--- START RECORDED DATA ---

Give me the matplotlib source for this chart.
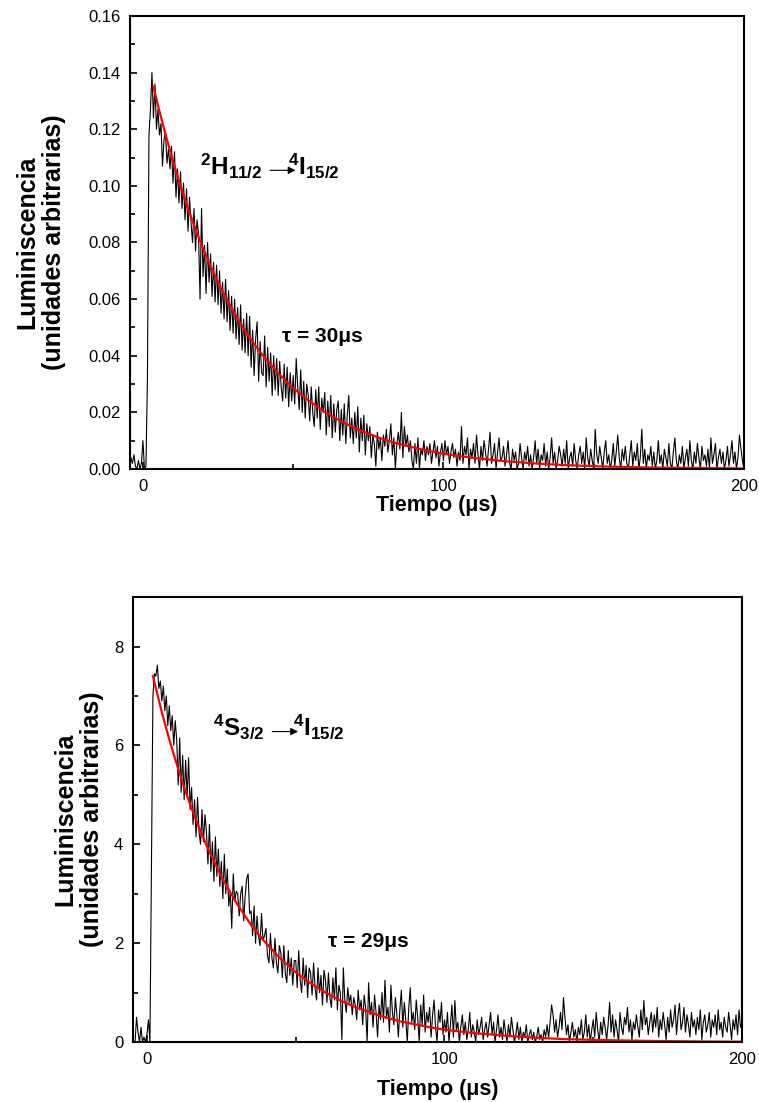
import numpy as np
import matplotlib
matplotlib.use("Agg")
import matplotlib.pyplot as plt

plt.rcParams['font.family'] = ['Liberation Sans', 'DejaVu Sans']
plt.rcParams['mathtext.fontset'] = 'custom'
plt.rcParams['mathtext.rm'] = 'Liberation Sans'
plt.rcParams['mathtext.bf'] = 'Liberation Sans:bold'
plt.rcParams['mathtext.it'] = 'Liberation Sans:italic'

# sampling of both traces: first point at -4 us, one point every 0.5 us
t_start = -4.0
t_step = 0.5

# 2H11/2 -> 4I15/2 decay, in units of 0.001
top_trace_milli = [
    4, 2, 5, 1, 0, 3, 0, 2, 10, 0, 1,
    32, 118, 127, 140, 124, 136,
    120, 127, 118, 122, 107, 116, 119, 108, 113, 106, 114,
    101, 112, 96, 106, 94, 105, 92, 101, 88, 99,
    84, 96, 87, 80, 92, 77, 88, 83, 60, 92,
    68, 79, 62, 80, 66, 76, 61, 73, 59, 72,
    58, 70, 55, 66, 53, 67, 52, 63, 49, 61,
    48, 60, 46, 57, 44, 58, 42, 53, 41, 55,
    40, 54, 36, 49, 33, 46, 52, 31, 45, 34,
    33, 47, 29, 43, 31, 41, 26, 40, 28, 39,
    26, 38, 29, 24, 37, 25, 36, 22, 34, 24,
    33, 23, 39, 29, 21, 35, 20, 31, 18, 30,
    26, 17, 29, 20, 15, 28, 18, 29, 14, 25,
    20, 27, 12, 24, 15, 26, 11, 23, 13, 21,
    24, 10, 21, 12, 23, 9, 19, 26, 11, 18,
    9, 20, 11, 22, 6, 18, 10, 19, 5, 16,
    10, 15, 4, 12, 9, 1, 13, 7, 11, 3,
    12, 8, 14, 6, 10, 16, 5, 11, 0, 9,
    13, 7, 20, 4, 15, 8, 12, 6, 10, 3,
    0, 9, 2, 11, 0, 7, 5, 10, 3, 8,
    5, 9, 2, 6, 10, 4, 8, 1, 6, 9,
    3, 10, 5, 8, 2, 6, 9, 4, 7, 1,
    6, 3, 15, 2, 8, 5, 11, 0, 7, 4,
    9, 2, 12, 5, 0, 8, 3, 10, 6, 1,
    7, 13, 2, 5, 9, 0, 6, 11, 3, 4,
    8, 1, 5, 10, 2, 0, 7, 3, 6, 0,
    2, 9, 4, 0, 6, 3, 8, 1, 5, 0,
    4, 10, 2, 7, 0, 5, 3, 9, 1, 6,
    0, 4, 11, 2, 6, 0, 3, 8, 5, 1,
    7, 2, 10, 0, 4, 6, 1, 9, 3, 0,
    5, 8, 2, 6, 0, 11, 4, 1, 7, 3,
    0, 14, 5, 2, 8, 4, 0, 6, 10, 2,
    5, 0, 3, 9, 1, 6, 12, 4, 0, 7,
    3, 8, 2, 0, 5, 10, 1, 6, 3, 9,
    0, 4, 14, 2, 7, 0, 5, 3, 8, 1,
    6, 0, 3, 10, 2, 5, 0, 7, 4, 1,
    9, 2, 0, 6, 11, 3, 0, 5, 2, 8,
    0, 4, 7, 1, 10, 3, 0, 6, 2, 9,
    4, 0, 8, 3, 5, 1, 7, 0, 11, 2,
    5, 9, 0, 4, 7, 2, 6, 0, 3, 8,
    1, 5, 10, 2, 6, 0, 4, 12, 7, 3,
    0,
]

# 4S3/2 -> 4I15/2 decay, in units of 0.01
bottom_trace_centi = [
    0, 50, 20, 0, 30, 0, 10, 0, 15, 45, 0,
    350, 700, 745, 740, 762, 715, 730, 690, 720, 670, 700, 640, 680, 630, 660, 600, 650,
    610, 520, 615, 505, 580, 490, 570, 495, 575, 470,
    515, 440, 490, 415, 495, 425, 400, 470, 405, 460,
    425, 360, 440, 345, 405, 325, 415, 335, 390, 315,
    365, 290, 380, 300, 350, 275, 305, 230, 340, 285,
    305, 300, 255, 300, 315, 245, 295, 330, 340, 260,
    265, 215, 275, 200, 255, 215, 195, 260, 205, 215,
    230, 175, 160, 220, 170, 150, 210, 160, 140, 195,
    180, 130, 195, 140, 120, 185, 135, 170, 115, 165,
    165, 110, 185, 125, 100, 170, 115, 155, 90, 150,
    140, 95, 160, 110, 85, 150, 100, 135, 75, 145,
    125, 80, 140, 90, 70, 130, 85, 150, 65, 115,
    100, 5, 150, 85, 60, 110, 80, 95, 55, 90,
    75, 45, 105, 65, 85, 35, 95, 70, 0, 120,
    55, 80, 30, 95, 60, 10, 75, 45, 100, 40,
    125, 50, 70, 20, 115, 60, 35, 90, 55, 10,
    65, 105, 30, 80, 45, 0, 70, 110, 40, 60,
    25, 85, 50, 0, 75, 35, 95, 20, 60, 40,
    70, 10, 55, 85, 30, 0, 65, 40, 80, 15,
    45, 20, 60, 0, 35, 75, 10, 84, 25, 40,
    0, 30, 55, 15, 40, 5, 25, 60, 10, 35,
    20, 0, 45, 15, 30, 50, 5, 25, 40, 10,
    35, 60, 15, 40, 0, 25, 55, 10, 30, 5,
    45, 20, 0, 35, 10, 50, 25, 0, 15, 40,
    5, 30, 0, 20, 10, 35, 0, 15, 25, 5,
    20, 0, 10, 30, 5, 15, 0, 25, 10, 35,
    10, 40, 75, 55, 20, 45, 10, 30, 60, 25,
    90, 50, 15, 35, 0, 20, 40, 10, 25, 0,
    30, 15, 45, 5, 20, 55, 10, 35, 0, 25,
    45, 10, 60, 25, 0, 40, 15, 50, 30, 5,
    35, 80, 20, 55, 10, 45, 25, 0, 60, 30,
    15, 50, 35, 70, 20, 45, 5, 40, 25, 55,
    30, 10, 65, 25, 84, 35, 50, 15, 40, 60,
    20, 55, 30, 70, 10, 45, 25, 60, 35, 5,
    50, 20, 65, 30, 45, 75, 15, 55, 78, 25,
    40, 70, 20, 55, 35, 10, 60, 30, 45, 15,
    50, 25, 65, 5, 40, 55, 20, 35, 60, 10,
    45, 30, 55, 15, 65, 25, 40, 10, 50, 30,
    20, 60, 35, 5, 45, 25, 55, 15, 65, 30,
    40,
]

# exponential fits (red)
fit_top_t = [3.5, 5, 7.5, 10, 12.5, 15, 17.5, 20, 22.5, 25, 27.5, 30, 32.5, 35, 37.5, 40,
             45, 50, 55, 60, 65, 70, 75, 80, 85, 90, 95, 100, 110, 120, 130, 140, 150,
             160, 170, 180, 190, 200]
fit_top_val = [0.1350, 0.1284, 0.1182, 0.1087, 0.1000, 0.0920, 0.0847, 0.0779, 0.0717,
               0.0659, 0.0607, 0.0558, 0.0513, 0.0472, 0.0435, 0.0400, 0.0338, 0.0286,
               0.0243, 0.0205, 0.0174, 0.0147, 0.0125, 0.0105, 0.0089, 0.0076, 0.0064,
               0.0054, 0.0039, 0.0028, 0.0020, 0.0014, 0.0010, 0.0007, 0.0005, 0.0004,
               0.0003, 0.0002]

fit_bot_t = [2, 5, 7.5, 10, 12.5, 15, 17.5, 20, 22.5, 25, 27.5, 30, 32.5, 35, 37.5, 40,
             45, 50, 55, 60, 65, 70, 75, 80, 85, 90, 95, 100, 110, 120, 130, 140, 150,
             160, 170, 180, 190, 200]
fit_bot_val = [7.40, 6.67, 6.12, 5.62, 5.15, 4.73, 4.34, 3.98, 3.66, 3.35, 3.08, 2.82,
               2.59, 2.37, 2.18, 2.00, 1.68, 1.41, 1.19, 1.00, 0.84, 0.71, 0.60, 0.50,
               0.42, 0.36, 0.30, 0.25, 0.18, 0.13, 0.09, 0.06, 0.045, 0.032, 0.022,
               0.016, 0.011, 0.008]


def style_axes(ax):
    for sp in ax.spines.values():
        sp.set_linewidth(1.5)
    ax.tick_params(which='both', direction='in', top=False, right=False,
                   labelsize=12, pad=7)
    ax.tick_params(which='major', length=5, width=1.2)
    ax.tick_params(which='minor', length=3.5, width=1.2)


fig = plt.figure(figsize=(7.59, 11.02), dpi=100)

# ---- top panel
ax1 = fig.add_axes([0.1713, 0.5744, 0.8089, 0.4111])
y1 = np.array(top_trace_milli) / 1000.0
t1 = t_start + t_step * np.arange(len(y1))
ax1.plot(t1, y1, color='black', lw=0.8)
ax1.plot(fit_top_t, fit_top_val, color='#ff0000', lw=1.6)
ax1.set_xlim(-4.3, 200)
ax1.set_ylim(0, 0.16)
ax1.set_xticks([0, 100, 200])
ax1.set_xticks([50, 150], minor=True)
ax1.set_yticks(np.arange(0, 0.161, 0.02))
ax1.set_yticks(np.arange(0.01, 0.16, 0.02), minor=True)
ax1.yaxis.set_major_formatter(matplotlib.ticker.FormatStrFormatter('%.2f'))
style_axes(ax1)
ax1.set_xlabel('Tiempo (μs)', fontsize=15.5, fontweight='bold')
ax1.xaxis.set_label_coords(0.5, -0.058)
ax1.set_ylabel('Luminiscencia\n(unidades arbitrarias)', fontsize=18, fontweight='bold',
               linespacing=1.1)
ax1.yaxis.set_label_coords(-0.105, 0.5)

ax1.text(19.0, 0.1040, r'$^{\mathbf{2}}\mathbf{H}_{\mathbf{11/2}}$', fontsize=17.5,
         va='baseline', ha='left')
ax1.annotate('', xy=(50.8, 0.1055), xytext=(42.3, 0.1055),
             arrowprops=dict(arrowstyle='-|>', color='black', lw=0.8,
                             mutation_scale=11, shrinkA=0, shrinkB=0))
ax1.text(48.3, 0.1040, r'$^{\mathbf{4}}\mathbf{I}_{\mathbf{15/2}}$', fontsize=17.5,
         va='baseline', ha='left')
ax1.text(46.3, 0.0447, 'τ = 30μs', fontsize=15, fontweight='bold',
         va='baseline', ha='left')

# ---- bottom panel
ax2 = fig.add_axes([0.1752, 0.0544, 0.8024, 0.4038])
y2 = np.array(bottom_trace_centi) / 100.0
t2 = t_start + t_step * np.arange(len(y2))
ax2.plot(t2, y2, color='black', lw=0.8)
ax2.plot(fit_bot_t, fit_bot_val, color='#ff0000', lw=1.6)
ax2.set_xlim(-4.7, 200)
ax2.set_ylim(0, 9)
ax2.set_xticks([0, 100, 200])
ax2.set_xticks([50, 150], minor=True)
ax2.set_yticks([0, 2, 4, 6, 8])
ax2.set_yticks([1, 3, 5, 7], minor=True)
style_axes(ax2)
ax2.set_xlabel('Tiempo (μs)', fontsize=15.5, fontweight='bold')
ax2.xaxis.set_label_coords(0.5, -0.083)
ax2.set_ylabel('Luminiscencia\n(unidades arbitrarias)', fontsize=18, fontweight='bold',
               linespacing=1.1)
ax2.yaxis.set_label_coords(-0.048, 0.5)

ax2.text(22.2, 6.18, r'$^{\mathbf{4}}\mathbf{S}_{\mathbf{3/2}}$', fontsize=17.5,
         va='baseline', ha='left')
ax2.annotate('', xy=(50.8, 6.28), xytext=(42.1, 6.28),
             arrowprops=dict(arrowstyle='-|>', color='black', lw=0.8,
                             mutation_scale=11, shrinkA=0, shrinkB=0))
ax2.text(49.2, 6.18, r'$^{\mathbf{4}}\mathbf{I}_{\mathbf{15/2}}$', fontsize=17.5,
         va='baseline', ha='left')
ax2.text(61.0, 1.92, 'τ = 29μs', fontsize=15, fontweight='bold',
         va='baseline', ha='left')

fig.savefig('out.png', dpi=100)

--- END RECORDED DATA ---

* _THE PROBLEM_
Leave out the pictures, then repeat the listing above exactly from its first line to the line with "t_step = 0.5", inclusive.

* _ANSWER IN FULL_
Give me the matplotlib source for this chart.
import numpy as np
import matplotlib
matplotlib.use("Agg")
import matplotlib.pyplot as plt

plt.rcParams['font.family'] = ['Liberation Sans', 'DejaVu Sans']
plt.rcParams['mathtext.fontset'] = 'custom'
plt.rcParams['mathtext.rm'] = 'Liberation Sans'
plt.rcParams['mathtext.bf'] = 'Liberation Sans:bold'
plt.rcParams['mathtext.it'] = 'Liberation Sans:italic'

# sampling of both traces: first point at -4 us, one point every 0.5 us
t_start = -4.0
t_step = 0.5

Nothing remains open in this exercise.